Households not helping
Q1 should have seen stronger household consumption, with lower energy and fuel bills helping the pockets of average consumers. Wages are rising in real terms and unemployment is falling. To have the slowest level of service sector growth in over 2.5 years is quite confusing.
We have to bear in mind that preliminary releases are normally revised and I am hoping that this is revised higher through the forthcoming iterations. We have seen survey data recover between January and March and those later surveys reaching the ONS should bring that reading higher. David Cameron and George Osborne will also be hoping that number comes higher although with now only 8 days to go the election, dust will have settled before they get a chance to say I told you so.

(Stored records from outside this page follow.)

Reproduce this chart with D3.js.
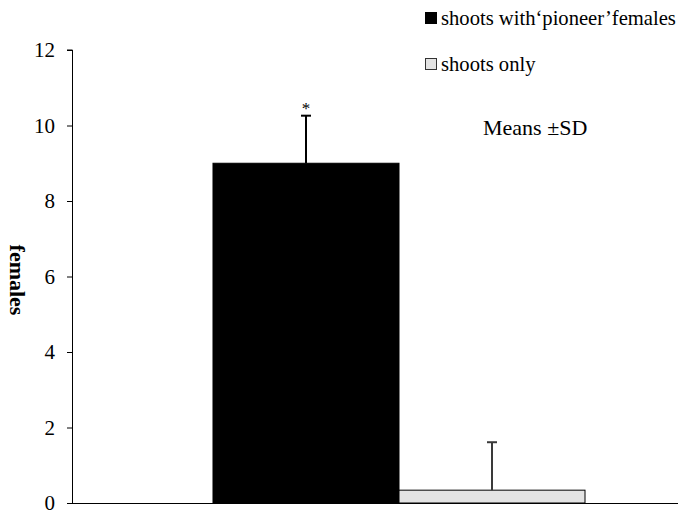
<!DOCTYPE html>
<html>
<head>
<meta charset="utf-8">
<script src="https://cdn.jsdelivr.net/npm/d3@7"></script>
<style>
  html, body { margin: 0; padding: 0; background: #fff; }
  svg { display: block; }
</style>
</head>
<body>
<svg id="chart" width="678" height="511"></svg>
<script>
// Data
const groups = ["shoots"];
const seriesNames = ["shoots with‘pioneer’females", "shoots only"];
const means = [9.0, 0.34];
const sds = [1.26, 1.27];
const seriesFill = ["#000000", "#e3e3e3"];
const errColor = ["#000000", "#3a3a3a"];
const yTicks = [0, 2, 4, 6, 8, 10, 12];
const yLabel = "females";
const noteText = "Means ±SD";
const sigMark = "*";

(function drawChart() {
  const serif = "Liberation Serif";
  const width = 678;
  const svg = d3.select("#chart");
  const plot = { left: 72, right: 726, top: 50, bottom: 503 };

  const y = d3.scaleLinear().domain([0, 12]).range([plot.bottom, plot.top]);
  const x0 = d3.scaleBand().domain(groups).range([plot.left, plot.right]).paddingInner(0).paddingOuter(0.379);
  const x1 = d3.scaleBand().domain(d3.range(seriesNames.length)).range([0, x0.bandwidth()]).padding(0);

  // Y axis with outward ticks
  const yAxis = svg.append("g")
    .attr("transform", `translate(${plot.left},0)`)
    .call(d3.axisLeft(y).tickValues(yTicks).tickSize(5).tickPadding(12).tickFormat(d3.format("d")));
  yAxis.attr("font-family", serif);
  yAxis.select(".domain").attr("stroke", "#000").attr("stroke-width", 1).attr("d", `M-5,${plot.top}H0.5V${plot.bottom}`);
  yAxis.selectAll(".tick line").attr("stroke", "#000");
  yAxis.selectAll(".tick text")
    .attr("font-family", serif)
    .attr("font-size", 21).attr("fill", "#000");

  // X baseline
  svg.append("line")
    .attr("x1", plot.left).attr("x2", width)
    .attr("y1", plot.bottom + 0.5).attr("y2", plot.bottom + 0.5)
    .attr("stroke", "#000").attr("stroke-width", 1);

  // Bars
  const g = svg.append("g").attr("transform", `translate(${x0(groups[0])},0)`);
  g.selectAll("rect.bar").data(means).join("rect")
    .attr("class", "bar")
    .attr("x", (d, i) => x1(i))
    .attr("y", d => y(d))
    .attr("width", x1.bandwidth())
    .attr("height", d => y(0) - y(d))
    .attr("fill", (d, i) => seriesFill[i])
    .attr("stroke", "#000").attr("stroke-width", 1);

  // Error bars (upper only)
  means.forEach((m, i) => {
    const cx = x1(i) + x1.bandwidth() / 2;
    g.append("line")
      .attr("x1", cx).attr("x2", cx)
      .attr("y1", y(m)).attr("y2", y(m + sds[i]))
      .attr("stroke", errColor[i]).attr("stroke-width", 2);
    g.append("line")
      .attr("x1", cx - 5).attr("x2", cx + 5)
      .attr("y1", y(m + sds[i])).attr("y2", y(m + sds[i]))
      .attr("stroke", errColor[i]).attr("stroke-width", 2);
  });

  // Significance mark
  g.append("text")
    .attr("x", x1(0) + x1.bandwidth() / 2)
    .attr("y", y(means[0] + sds[0]) - 2)
    .attr("text-anchor", "middle")
    .attr("font-family", serif)
    .attr("font-size", 17)
    .attr("fill", "#000")
    .text(sigMark);

  // Y label
  svg.append("text")
    .attr("transform", `translate(10,280) rotate(90)`)
    .attr("text-anchor", "middle")
    .attr("font-family", serif)
    .attr("font-weight", "bold")
    .attr("font-size", 22)
    .attr("fill", "#000")
    .text(yLabel);

  // Legend; entries shrink if they would run past the right edge
  const legend = svg.append("g");
  const legendTop = [12, 58];
  const legendBase = [25, 71];
  const textX = 441;
  const maxTextWidth = width - textX - 2;
  const legendTexts = seriesNames.map((name, i) => {
    legend.append("rect")
      .attr("x", 425.5).attr("y", legendTop[i] + 0.5)
      .attr("width", 11).attr("height", 11)
      .attr("fill", seriesFill[i])
      .attr("stroke", i === 0 ? "#000" : "#333").attr("stroke-width", 1);
    return legend.append("text")
      .attr("x", textX).attr("y", legendBase[i])
      .attr("font-family", serif)
      .attr("font-size", 21)
      .attr("fill", "#000")
      .text(name);
  });
  const widest = d3.max(legendTexts, t => t.node().getComputedTextLength());
  if (widest > maxTextWidth) {
    const fs = 21 * maxTextWidth / widest;
    legendTexts.forEach(t => t.attr("font-size", fs));
  }

  // Note
  svg.append("text")
    .attr("x", 483).attr("y", 135)
    .attr("font-family", serif)
    .attr("font-size", 22)
    .attr("fill", "#000")
    .text(noteText);
})();
</script>
</body>
</html>
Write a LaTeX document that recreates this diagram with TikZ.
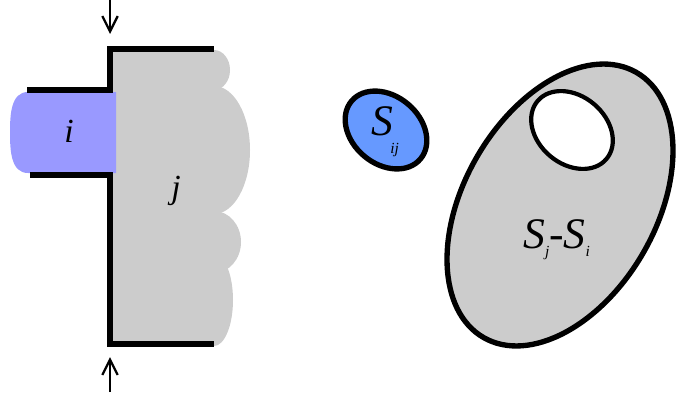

Despite the poor number, GBP recovered its losses, especially against the dollar, in short order. After an initial 70 pip fall, the pair finished a cent higher on the session and is currently in the mid-1.53s. The reason is not a strong pound, however, but a weak USD.
Fed to keep on a hawkish course
Today’s Federal Reserve meeting is hard to get excited about. Last month’s meeting seemed to suggest that today’s announcement was a dead rubber. With no meeting in May, everyone’s focus has shifted on to what happens in June. With the signals we are getting from the US economy at the moment, however, it seems nothing will be happening in June having been heavily backed at the beginning of the year as the month when rate rises may finally come about.
Yesterday’s US consumer confidence numbers were a mess. March typically sees lower spending as consumers wait on tax repayments that are due in April so we can take a slight slip in confidence there. Secondly, we must look at the payrolls announcement released on Good Friday. Was the miss down to simply fewer jobs being offered or is it showing something more, some tightness in the labour market as there are no more jobs to fill? One is temporary and easy to overcome. The other is neither of those things.
Despite this I think that the Federal Reserve sticks to its guns talking about higher inflation and the transitory nature of this quarter’s poor data. An acknowledgment of the recent wobble is likely but I suspect fully priced into the USD and I would be looking for an end to this USD slump.
EUR/USD looking like Lazarus
The euro is not slumping this morning and is focused on 1.10 in EUR/USD having touched 1.0990 overnight. Encouraging noises from Greece keep coming with Prime Minister Tsipras hinting at a referendum within the country on a Greek exit from the Eurozone. Sound scary? Fear not, as recent polls suggest that over 70% of the Greek electorate want to stay within the single currency.